The UC system and partners University of Vienna and Emmanuelle Charpentier were awarded a 12th patent for the CRISPR-Cas9 gene-editing technology from the U.S. Patent and Trademark Office, or USPTO, on Tuesday.
CRISPR technology was developed by a team of researchers, including campus biochemistry and molecular biology professor Jennifer Doudna and former campus postdoctoral researcher Martin Jinek. Professor Emmanuelle Charpentier of the Max Planck Institute for Infection Biology and Krzysztof Chylinski of the University of Vienna also developed the technology and are co-owners of the patent.
“The new patent covers compositions of single-molecule, DNA-targeting RNA and a Cas9 protein or nucleic acid encoding the Cas9 protein,” according to a UC Berkeley press release.

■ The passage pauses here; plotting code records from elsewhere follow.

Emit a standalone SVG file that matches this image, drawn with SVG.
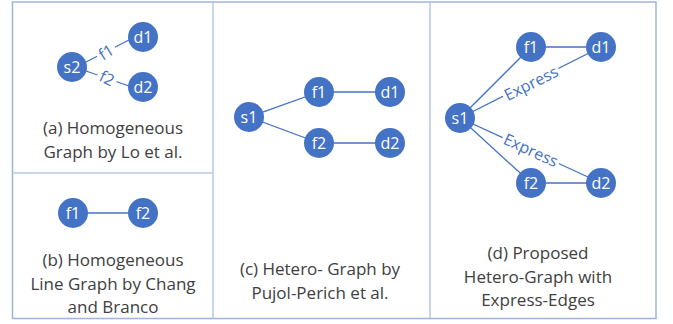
<svg xmlns="http://www.w3.org/2000/svg" width="673" height="324" viewBox="0 0 673 324">
<style>
.frame{fill:none;stroke:#9DB4E0;stroke-width:1.5}
.div{stroke:#B4C7E7;stroke-width:1.5}
.node{fill:#4472C4}
.nt{fill:#fff;font-family:"Open Sans","Noto Sans",sans-serif;font-size:16px;text-anchor:middle;dominant-baseline:central}
.edge{stroke:#4472C4;stroke-width:1.3;fill:none}
.el{fill:#4472C4;font-family:"Open Sans","Noto Sans",sans-serif;font-size:16px;text-anchor:middle;dominant-baseline:central}
.cap{fill:#404040;font-family:"Open Sans","Noto Sans",sans-serif;font-size:17px;text-anchor:middle}
</style>
<rect width="673" height="324" fill="#fff"/>
<g id="frame">
<rect class="frame" x="12.5" y="2" width="643.5" height="316.5"/>
<line class="div" x1="213" y1="2" x2="213" y2="318.5"/>
<line class="div" x1="430" y1="2" x2="430" y2="318.5"/>
<line class="div" x1="12.5" y1="173" x2="213" y2="173"/>
</g>
<g id="connectors">
<line class="edge" x1="86" y1="62" x2="129" y2="40"/>
<line class="edge" x1="86" y1="71" x2="129" y2="86"/>
<line class="edge" x1="73" y1="213" x2="143" y2="213"/>
<line class="edge" x1="249" y1="117" x2="319" y2="92"/>
<line class="edge" x1="249" y1="117" x2="319" y2="143"/>
<line class="edge" x1="319" y1="92" x2="390" y2="92"/>
<line class="edge" x1="319" y1="143" x2="390" y2="143"/>
<line class="edge" x1="460" y1="118" x2="531" y2="47"/>
<line class="edge" x1="460" y1="118" x2="531" y2="183"/>
<line class="edge" x1="531" y1="47" x2="601" y2="47"/>
<line class="edge" x1="531" y1="183" x2="601" y2="183"/>
<line class="edge" x1="460" y1="118" x2="601" y2="47"/>
<line class="edge" x1="460" y1="118" x2="601" y2="183"/>
</g>
<g id="edge-labels">
<g transform="translate(106,52) rotate(-32)"><rect x="-10" y="-10" width="20" height="20" fill="#fff"/><text class="el" x="0" y="0">f1</text></g>
<g transform="translate(107,78) rotate(25)"><rect x="-10" y="-10" width="20" height="20" fill="#fff"/><text class="el" x="0" y="0">f2</text></g>
<g transform="translate(531,83) rotate(-26.7)"><rect x="-31" y="-10" width="62" height="20" fill="#fff"/><text class="el" x="0" y="0">Express</text></g>
<g transform="translate(531,150) rotate(24.7)"><rect x="-31" y="-10" width="62" height="20" fill="#fff"/><text class="el" x="0" y="0">Express</text></g>
</g>
<g id="a-s2"><circle class="node" cx="72" cy="67" r="15"/><text class="nt" x="72" y="67">s2</text></g>
<g id="a-d1"><circle class="node" cx="143" cy="37" r="15"/><text class="nt" x="143" y="37">d1</text></g>
<g id="a-d2"><circle class="node" cx="143" cy="87" r="15"/><text class="nt" x="143" y="87">d2</text></g>
<g id="b-f1"><circle class="node" cx="73" cy="213" r="15"/><text class="nt" x="73" y="213">f1</text></g>
<g id="b-f2"><circle class="node" cx="143" cy="213" r="15"/><text class="nt" x="143" y="213">f2</text></g>
<g id="c-s1"><circle class="node" cx="249" cy="117" r="15"/><text class="nt" x="249" y="117">s1</text></g>
<g id="c-f1"><circle class="node" cx="319" cy="92" r="15"/><text class="nt" x="319" y="92">f1</text></g>
<g id="c-d1"><circle class="node" cx="390" cy="92" r="15"/><text class="nt" x="390" y="92">d1</text></g>
<g id="c-f2"><circle class="node" cx="319" cy="143" r="15"/><text class="nt" x="319" y="143">f2</text></g>
<g id="c-d2"><circle class="node" cx="390" cy="143" r="15"/><text class="nt" x="390" y="143">d2</text></g>
<g id="d-s1"><circle class="node" cx="460" cy="118" r="15"/><text class="nt" x="460" y="118">s1</text></g>
<g id="d-f1"><circle class="node" cx="531" cy="47" r="15"/><text class="nt" x="531" y="47">f1</text></g>
<g id="d-d1"><circle class="node" cx="601" cy="47" r="15"/><text class="nt" x="601" y="47">d1</text></g>
<g id="d-f2"><circle class="node" cx="531" cy="183" r="15"/><text class="nt" x="531" y="183">f2</text></g>
<g id="d-d2"><circle class="node" cx="601" cy="183" r="15"/><text class="nt" x="601" y="183">d2</text></g>
<g id="captions">
<text class="cap" x="113" y="134">(a) Homogeneous</text>
<text class="cap" x="113" y="158">Graph by Lo et al.</text>
<text class="cap" x="113" y="266">(b) Homogeneous</text>
<text class="cap" x="113" y="290">Line Graph by Chang</text>
<text class="cap" x="113" y="313">and Branco</text>
<text class="cap" x="320" y="275">(c) Hetero- Graph by</text>
<text class="cap" x="320" y="299">Pujol-Perich et al.</text>
<text class="cap" x="538" y="259">(d) Proposed</text>
<text class="cap" x="538" y="283">Hetero-Graph with</text>
<text class="cap" x="538" y="306">Express-Edges</text>
</g>
</svg>
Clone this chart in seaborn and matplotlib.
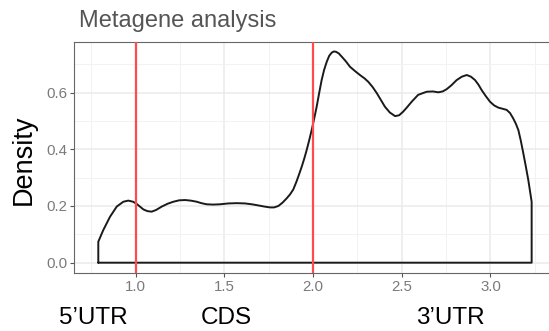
import numpy as np
import pandas as pd
import matplotlib
matplotlib.use("Agg")
import matplotlib.pyplot as plt
import seaborn as sns
from matplotlib.ticker import MultipleLocator

# ---- data ----
title = "Metagene analysis"
y_title = "Density"
region_labels = ["5\u2019UTR", "CDS", "3\u2019UTR"]
boundaries = [1.0, 2.0]
xticks = [1.0, 1.5, 2.0, 2.5, 3.0]
yticks = [0.0, 0.2, 0.4, 0.6]

position = [0.789, 0.817, 0.855, 0.893, 0.930, 0.958, 0.985, 1.006, 1.043, 1.065,
            1.090, 1.115, 1.147, 1.180, 1.212, 1.245, 1.278, 1.310, 1.344, 1.370,
            1.400, 1.437, 1.475, 1.522, 1.570, 1.616, 1.655, 1.691, 1.725, 1.757,
            1.780, 1.804, 1.828, 1.851, 1.870, 1.888, 1.905, 1.920, 1.936, 1.950,
            1.964, 1.978, 1.992, 2.006, 2.020, 2.034, 2.048, 2.062, 2.077, 2.091,
            2.105, 2.117, 2.129, 2.145, 2.161, 2.185, 2.208, 2.236, 2.264, 2.290,
            2.311, 2.335, 2.359, 2.382, 2.405, 2.432, 2.462, 2.485, 2.508, 2.532,
            2.556, 2.592, 2.640, 2.675, 2.706, 2.730, 2.753, 2.780, 2.809, 2.838,
            2.866, 2.890, 2.913, 2.932, 2.950, 2.973, 2.997, 3.020, 3.044, 3.068,
            3.091, 3.110, 3.128, 3.143, 3.157, 3.171, 3.185, 3.199, 3.213, 3.232]
density = [0.074, 0.115, 0.162, 0.198, 0.215, 0.219, 0.215, 0.207, 0.188, 0.182,
           0.180, 0.186, 0.198, 0.208, 0.215, 0.220, 0.221, 0.219, 0.215, 0.210,
           0.206, 0.205, 0.206, 0.209, 0.210, 0.209, 0.206, 0.202, 0.198, 0.195,
           0.195, 0.200, 0.212, 0.227, 0.241, 0.258, 0.284, 0.310, 0.339, 0.367,
           0.398, 0.432, 0.468, 0.508, 0.550, 0.598, 0.644, 0.680, 0.709, 0.730,
           0.741, 0.745, 0.744, 0.738, 0.727, 0.710, 0.691, 0.676, 0.662, 0.650,
           0.638, 0.620, 0.598, 0.574, 0.550, 0.530, 0.517, 0.520, 0.533, 0.550,
           0.568, 0.592, 0.603, 0.604, 0.601, 0.604, 0.612, 0.626, 0.644, 0.656,
           0.662, 0.656, 0.644, 0.628, 0.609, 0.588, 0.568, 0.555, 0.547, 0.543,
           0.539, 0.528, 0.509, 0.490, 0.468, 0.430, 0.386, 0.340, 0.292, 0.215]

# outline like geom_density: up from baseline, curve, down, back along baseline
outline = pd.DataFrame({
    "x": [position[0]] + position + [position[-1], position[0]],
    "y": [0.0] + density + [0.0, 0.0],
})

sns.set_theme(style="white")
plt.rcParams["font.family"] = ["Liberation Sans", "DejaVu Sans"]

W, H = 549, 331
fig = plt.figure(figsize=(W / 100, H / 100), dpi=100)
ax = fig.add_axes([74 / W, (H - 272.7) / H, 480 / W, (272.7 - 41.7) / H])

ax.set_xlim(0.652, 3.358)
ax.set_ylim(-0.0353, 0.7795)

ax.xaxis.set_major_locator(plt.FixedLocator(xticks))
ax.yaxis.set_major_locator(plt.FixedLocator(yticks))
ax.xaxis.set_minor_locator(MultipleLocator(0.25))
ax.yaxis.set_minor_locator(MultipleLocator(0.1))
ax.set_xticklabels([f"{v:.1f}" for v in xticks])
ax.set_yticklabels([f"{v:.1f}" for v in yticks])

ax.grid(True, which="major", color="#EBEBEB", lw=1.1, zorder=0)
ax.grid(True, which="minor", color="#F2F2F2", lw=0.7, zorder=0)
ax.set_axisbelow(True)

sns.lineplot(data=outline, x="x", y="y", sort=False, estimator=None,
             color="#1a1a1a", lw=1.4, ax=ax, zorder=3)
for ln in ax.get_lines():
    ln.set_solid_joinstyle("round")
    ln.set_solid_capstyle("round")
for b in boundaries:
    ax.axvline(b, color="#FF4B4B", lw=1.6, zorder=4)

ax.tick_params(which="major", length=3, width=0.8, color="#555555",
               labelcolor="#7a7a7a", labelsize=10.8, pad=2,
               bottom=True, left=True)
ax.tick_params(which="minor", length=0)
for s in ax.spines.values():
    s.set_color("#666666")
    s.set_linewidth(0.8)
ax.set_xlabel("")
ax.set_ylabel("")

fig.text(79 / W, 1 - 26.7 / H, title, ha="left", va="baseline",
         fontsize=17, color="#555555")
fig.text(24 / W, 1 - 160 / H, y_title, rotation=90, ha="center", va="center",
         fontsize=19.5, color="black")
for lab, cx in zip(region_labels, [93.8, 226, 450]):
    fig.text(cx / W, 1 - 324 / H, lab, ha="center", va="baseline",
             fontsize=17.5, color="black")

fig.savefig("out.png", dpi=100)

Claims for five additional patents have also been allowed by the USPTO — one of which will be released Sept. 10 — bringing the campus’s patent total to 17. These patents cover multiple methods of targeting and editing genes, including within plants, as well as animal and human cells.
With open-licensing policies, the UC allows nonprofit institutions, including academic institutions, to use the technology for noncommercial educational and research purposes.
The UC also has an exclusive license with Caribou Biosciences Inc., a CRISPR-Cas genome-editing company based in Berkeley, which sublicenses the patent family to several international companies and encourages the development and commercialization of the technology, according to the press release.
“The continued recognition from the USPTO of the Doudna-Charpentier team for the CRISPR-Cas9 gene-editing technology speaks to the revolutionary nature of the team’s work,” said Eldora Ellison, the lead patent strategist on CRISPR-Cas9 matters for UC and a director at the law firm Sterne, Kessler, Goldstein & Fox, in the press release. “The university remains committed to its fundamental mission of applying the CRISPR-Cas9 invention for the public good.”